Ciao a tutti!
Questa volta sono andato a visitare un ditta abbandonata, perciò non c’è niente di paranormale.
Il mistero è perché una struttura così inquinante e pericolosa non venga messa in sicurezza.
La cartiera sorge nella zona dove, già nel 1744, esisteva un piccolo centro per la produzione della carta.
Già in quell’epoca era attiva a Cairate, presso il Mulino delle Monache, una folla di carta, e nel 1772 era documentata l’esistenza di un’altra piccola folla di carta presso Lonate Ceppino.
La prima, nel 1853, venne ampliata e trasformata in una piccola cartiera, che passò più volte di proprietà divenendo, nel 1881, la Cartiera Canziani & C. Nel 1891 l’attività fu rilevata da Enrico Vita, che nel 1897 la ribattezzò Cartiera Enrico Vita & C.
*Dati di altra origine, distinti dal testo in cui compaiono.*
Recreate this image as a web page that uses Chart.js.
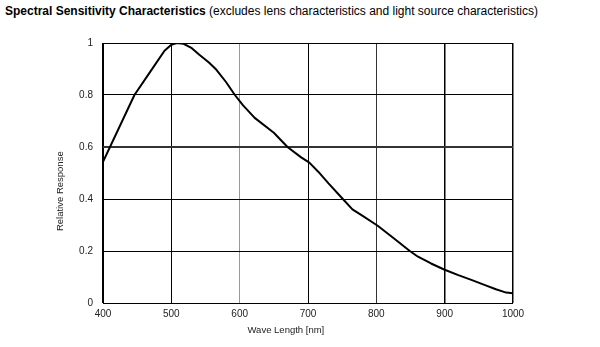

La ampliò con nuove costruzioni e l’acquisizione della ‘folla’ di Lonate Ceppino.
Nel 1899, alla sua morte, la gestione passò ai figli e la ditta prese nome di Fratelli Vita.
Pochi anni dopo, con il matrimonio tra Tilde Vita e Sally Mayer, membro di un’importante famiglia industriale torinese, la denominazione divenne quella definitiva e famosa di Cartiera Vita & Mayer.
Nel 1904, con la nascita della Ferrovia della Valmorea, allora detta della Valle Olona, vennero costruite in prossimità della cartiera diverse infrastrutture apposite.
Nel 1908, quando dava lavoro a 440 persone e produceva 6000 tonnellate di carta all’anno, furono installati nuovi macchinari.
Fu più volte colpita da violente alluvioni dell’Olona (1908, 1911 e 1917), ma ciò non ne rallentò lo sviluppo.
Durante la Prima guerra mondiale vennero rinnovati i macchinari, e negli anni ’20 e ’30 furono costruiti nuovi ed enormi edifici ed una scuola professionale per la formazione dei dipendenti.
Nel 1937 entrò in funzione un impianto per la produzione di cellulosa da 8000 tonnellate all’anno, ma l’anno successivo i Mayer, di origini ebree, furono costretti ad emigrare per via delle leggi razziali, mentre la proprietà dell’industria passò al governo.
Nel 1940 i dipendenti erano 985.
Nell’aprile del 1945 i Mayer riebbero la cartiera e la rinnovarono di nuovo: nuovi macchinari, nuovi padiglioni e una centrale elettrica autonoma.
Nel 1952 fu acquistato un terreno limitrofo per la costruzione di un nuovo stabilimento, così, tra quello vecchio e quello nuovo, tra gli anni ’50 e ’60 alla cartiera lavoravano 3150 operai e la produzione di carta si aggirava attorno alle 80.000 tonnellate annue.
In quegli anni la produzione era molto varia, carta per giornali, carta da disegno, carta per libri e quaderni, carta igienica e per produrre tutto ciò vennero comprate le sedi di due ditte preesistenti, la Cartiera Sterzi e il Sacchettificio Bisson & C., che diventò la Cartiera Aquila, con oltre 200 dipendenti.
Tra la fine degli anni ’60 e i primi anni ’70 cominciò una vera e propria crisi: la concorrenza dei paesi dell’est rendeva i costi di lavorazione insostenibili e la carenza di legname aveva aumentato il prezzo della materia prima.
In più, nel 1976 venne chiusa la ferrovia della Valmorea (che portava le merci direttamente alla cartiera e dalla cartiera ai clienti) perché ormai non era più economicamente utile, visto che tante ditte lungo il suo percorso erano state chiuse.
Due violente alluvioni (11 giugno 1975 e 1 ottobre 1976) danneggiarono macchinari e strutture della cartiera.
Anche il governo cercò di salvare la ditta dal fallimento, ma stanziò solo un terzo delle finanze necessarie e fu così che la cartiera chiuse definitivamente l’8 agosto 1977.
Dopo 37 anni di abbandono, nel 2014 il Comune di Cairate ha stanziato dei fondi per il recupero e la ristrutturazione dell’intera struttura, ma dopo la demolizione di alcuni padiglioni e il sigillo di alcuni ingressi, i lavori si sono fermati e non sono mai più ripresi.
Tutto l’ambiente è saturo di resti di sostanze chimiche per la lavorazione della cellulosa (principalmente cloro e suoi derivati) e di amianto.
Tutte cose che o si disperdono nell’aria, o vengono assorbite dal terreno, inquinando così tutte le falde acquifere presenti in zona.
E il fiume Olona passa proprio in mezzo alla cartiera, assorbendo tutto quello che percola dai terreni contaminati.